I heard that you have a white label of every seminal dance hit - 1985, '86, '87.
I heard that you have a CD compilation of every good '70s cut and another box set from the '70s.
I hear you're buying a theremin and a clarinet and are throwing your macbook out the window because you want to make something real. You want to make a Saccharine Trust record.
I hear that you and your band have sold your linndrum and bought an organ.
I hear that you and your band have sold your organ and bought a linndrum.
I hear everybody that you know is more relevant than everybody that I know.

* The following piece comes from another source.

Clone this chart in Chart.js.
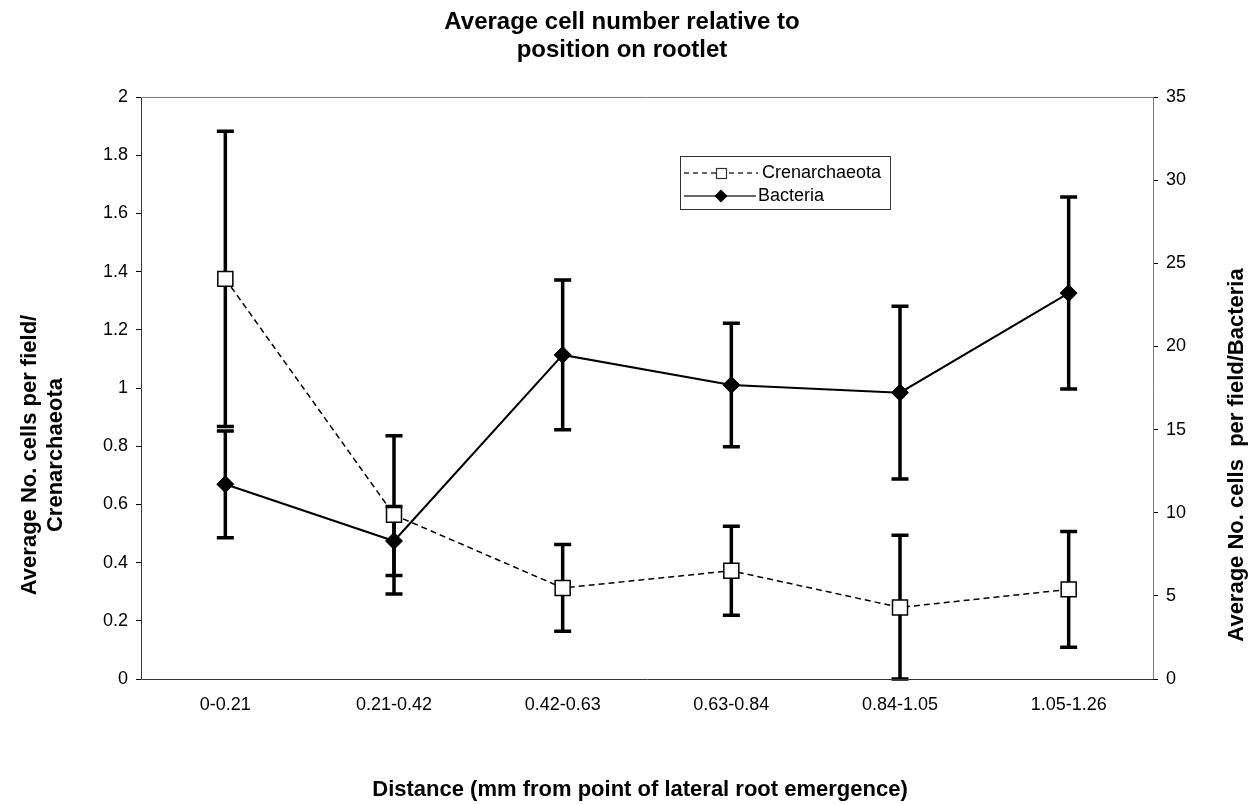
<!DOCTYPE html>
<html><head><meta charset="utf-8">
<script src="https://cdn.jsdelivr.net/npm/chart.js@4.4.0/dist/chart.umd.min.js"></script>
<style>html,body{margin:0;padding:0;background:#fff;overflow:hidden}#wrap{width:1257px;height:804px;position:relative}</style>
</head><body><div id="wrap"><canvas id="c" width="1257" height="804"></canvas></div>
<script>
const categories = ['0-0.21','0.21-0.42','0.42-0.63','0.63-0.84','0.84-1.05','1.05-1.26'];
const crenMean = [1.375, 0.564, 0.313, 0.372, 0.246, 0.308];
const crenErr  = [0.507, 0.272, 0.149, 0.153, 0.248, 0.199];
const bactMean = [11.71, 8.30, 19.49, 17.68, 17.22, 23.21];
const bactErr  = [3.21, 2.08, 4.50, 3.71, 5.20, 5.77];
const leftTicks  = ['0','0.2','0.4','0.6','0.8','1','1.2','1.4','1.6','1.8','2'];
const rightTicks = ['0','5','10','15','20','25','30','35'];
const titleLines = ['Average cell number relative to','position on rootlet'];
const xTitle = 'Distance (mm from point of lateral root emergence)';
const yLeftTitle = ['Average No. cells per field/','Crenarchaeota'];
const yRightTitle = 'Average No. cells  per field/Bacteria';
const seriesNames = ['Crenarchaeota','Bacteria'];

const FONT = '"Liberation Sans", Arial, Helvetica, sans-serif';

const errorBars = {
  id: 'errorBars',
  beforeDatasetsDraw(chart) {
    const ctx = chart.ctx, xs = chart.scales.x;
    const sets = [{m: crenMean, e: crenErr, a: 'y'}, {m: bactMean, e: bactErr, a: 'y1'}];
    ctx.save();
    ctx.strokeStyle = '#000'; ctx.lineWidth = 3.5; ctx.lineCap = 'butt';
    sets.forEach(s => {
      const ys = chart.scales[s.a];
      s.m.forEach((m, i) => {
        const px = xs.getPixelForValue(i);
        const hi = ys.getPixelForValue(m + s.e[i]);
        const lo = ys.getPixelForValue(Math.max(0, m - s.e[i]));
        ctx.beginPath();
        ctx.moveTo(px, hi); ctx.lineTo(px, lo);
        ctx.moveTo(px - 8.5, hi); ctx.lineTo(px + 8.5, hi);
        ctx.moveTo(px - 8.5, lo); ctx.lineTo(px + 8.5, lo);
        ctx.stroke();
      });
    });
    ctx.restore();
  }
};

const decor = {
  id: 'decor',
  beforeDatasetsDraw(chart) {
    const ctx = chart.ctx, a = chart.chartArea;
    const l = Math.round(a.left) + 0.5, t = Math.round(a.top) + 0.5, r = Math.round(a.right) + 0.5, b = Math.round(a.bottom) + 0.5;
    ctx.save();
    ctx.lineWidth = 1;
    ctx.strokeStyle = '#777';
    ctx.beginPath(); ctx.moveTo(l, t); ctx.lineTo(r, t); ctx.lineTo(r, b); ctx.stroke();
    ctx.strokeStyle = '#333';
    ctx.beginPath(); ctx.moveTo(l, t); ctx.lineTo(l, b); ctx.lineTo(r, b); ctx.stroke();
    ctx.restore();
  },
  afterDraw(chart) {
    const ctx = chart.ctx;
    ctx.save();
    ctx.fillStyle = '#000';
    ctx.textAlign = 'center'; ctx.textBaseline = 'middle';
    ctx.font = 'bold 24px ' + FONT;
    ctx.fillText(titleLines[0], 622, 22);
    ctx.fillText(titleLines[1], 622, 50);
    ctx.font = 'bold 22px ' + FONT;
    ctx.fillText(xTitle, 640, 790);
    const cy = 455;
    ctx.save(); ctx.translate(30, cy); ctx.rotate(-Math.PI / 2);
    ctx.fillText(yLeftTitle[0], 0, 0);
    ctx.fillText(yLeftTitle[1], 0, 26);
    ctx.restore();
    ctx.save(); ctx.translate(1237, cy); ctx.rotate(-Math.PI / 2);
    ctx.fillText(yRightTitle, 0, 0);
    ctx.restore();

    // legend
    ctx.strokeStyle = '#333'; ctx.lineWidth = 1;
    ctx.strokeRect(680.5, 156.5, 210, 53);
    ctx.font = '18px ' + FONT; ctx.textAlign = 'left';
    // row 1
    ctx.setLineDash([5, 4]); ctx.lineWidth = 1.4;
    ctx.beginPath(); ctx.moveTo(684, 173); ctx.lineTo(758, 173); ctx.stroke();
    ctx.setLineDash([]);
    ctx.fillStyle = '#fff'; ctx.fillRect(716, 168, 10, 10);
    ctx.lineWidth = 1.2; ctx.strokeRect(716.5, 168.5, 10, 10);
    ctx.fillStyle = '#000';
    ctx.fillText(seriesNames[0], 762, 173);
    // row 2
    ctx.lineWidth = 1.6;
    ctx.beginPath(); ctx.moveTo(684, 196); ctx.lineTo(756, 196); ctx.stroke();
    ctx.beginPath(); ctx.moveTo(721, 189.5); ctx.lineTo(727.5, 196); ctx.lineTo(721, 202.5); ctx.lineTo(714.5, 196); ctx.closePath(); ctx.fill();
    ctx.fillText(seriesNames[1], 758, 196);
    ctx.restore();
  }
};

new Chart(document.getElementById('c'), {
  type: 'line',
  data: {
    labels: categories,
    datasets: [
      {
        label: seriesNames[0], data: crenMean, yAxisID: 'y',
        borderColor: '#000', borderWidth: 1.5, borderDash: [6, 4],
        pointStyle: 'rect', pointRadius: 10.6, pointBackgroundColor: '#fff',
        pointBorderColor: '#000', pointBorderWidth: 1.5, tension: 0, fill: false
      },
      {
        label: seriesNames[1], data: bactMean, yAxisID: 'y1',
        borderColor: '#000', borderWidth: 2,
        pointStyle: 'rectRot', pointRadius: 8.5, pointBackgroundColor: '#000',
        pointBorderColor: '#000', pointBorderWidth: 1, tension: 0, fill: false
      }
    ]
  },
  options: {
    responsive: false, animation: false, devicePixelRatio: 1,
    layout: { padding: { top: 97, left: 0, right: 0, bottom: 0 } },
    plugins: { legend: { display: false }, title: { display: false }, tooltip: { enabled: false } },
    scales: {
      x: {
        type: 'category', offset: true,
        grid: { display: false, drawTicks: false }, border: { display: false },
        ticks: { color: '#000', font: { family: FONT, size: 18 }, padding: 15, maxRotation: 0 },
        afterFit(s) { s.height = 125; }
      },
      y: {
        position: 'left', min: 0, max: 2,
        grid: { display: true, drawOnChartArea: false, drawTicks: true, tickLength: 5, color: '#000' },
        border: { display: false },
        ticks: { stepSize: 0.2, color: '#000', font: { family: FONT, size: 18 }, padding: 8,
          callback: (v, i) => leftTicks[i] },
        afterFit(s) { s.width = 141; }
      },
      y1: {
        position: 'right', min: 0, max: 35,
        grid: { display: true, drawOnChartArea: false, drawTicks: true, tickLength: 5, color: '#000' },
        border: { display: false },
        ticks: { stepSize: 5, color: '#000', font: { family: FONT, size: 18 }, padding: 8,
          callback: (v, i) => rightTicks[i] },
        afterFit(s) { s.width = 104; }
      }
    }
  },
  plugins: [errorBars, decor]
});
</script>
</body></html>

But have you seen my records?
Teenage Jesus and the Jerks,
Nick Fraelich,
D'Angelo,
Schoolly D,
Pet Shop Boys,
Tropical Tobacco,
Glambeats Corp.,
Letta Mbulu,
Traffic Nightmare,
Ronnie Foster,
Lucky Dragons,
Kerri Chandler,
Eli Mardock,
MDC,
Marcia Griffiths,
Gil Scott Heron,
Albert Ayler,
Unwound,
Suicide,
Desert Stars,
Stockholm Monsters,
The Misunderstood,
Vaughan Mason & Crew,
Girls At Our Best!,
John Coltrane,
Freddie Wadling,
This Heat,
Maleditus Sound,
Bang On A Can,
EPMD,
London Community Gospel Choir,
Cal Tjader,
Gang Starr,
Donald Byrd,
Unrelated Segments,
Röyhkä ja Rättö ja Lehtisalo,
The Tremeloes,
Lakeside,
Bang on a Can All-Stars,
Oneida,
Dead Boys,
Pere Ubu,
Magma,
Matthew Bourne,
the Normal,
Grandmaster Flash,
Quadrant,
The Gories,
The Birthday Party,
Bluetip,
Procol Harum,
The Motions,
Loose Ends,
T. Rex,
Eric Dolphy,
Darondo,
Symarip,
Warsaw,
Sällskapet,
Surgeon,
Lalo Schifrin,
Godley & Creme, Godley & Creme, Godley & Creme, Godley & Creme.
You don't know what you really want.
You don't know what you really want.
You don't know what you really want.
You don't know what you really want.
You don't know what you really want.
You don't know what you really want.
You don't know what you really want.
You don't know what you really want.
You don't know what you really want.
You don't know what you really want.
You don't know what you really want.
You don't know what you really want.
You don't know what you really want.
You don't know what you really want.
You don't know what you really want.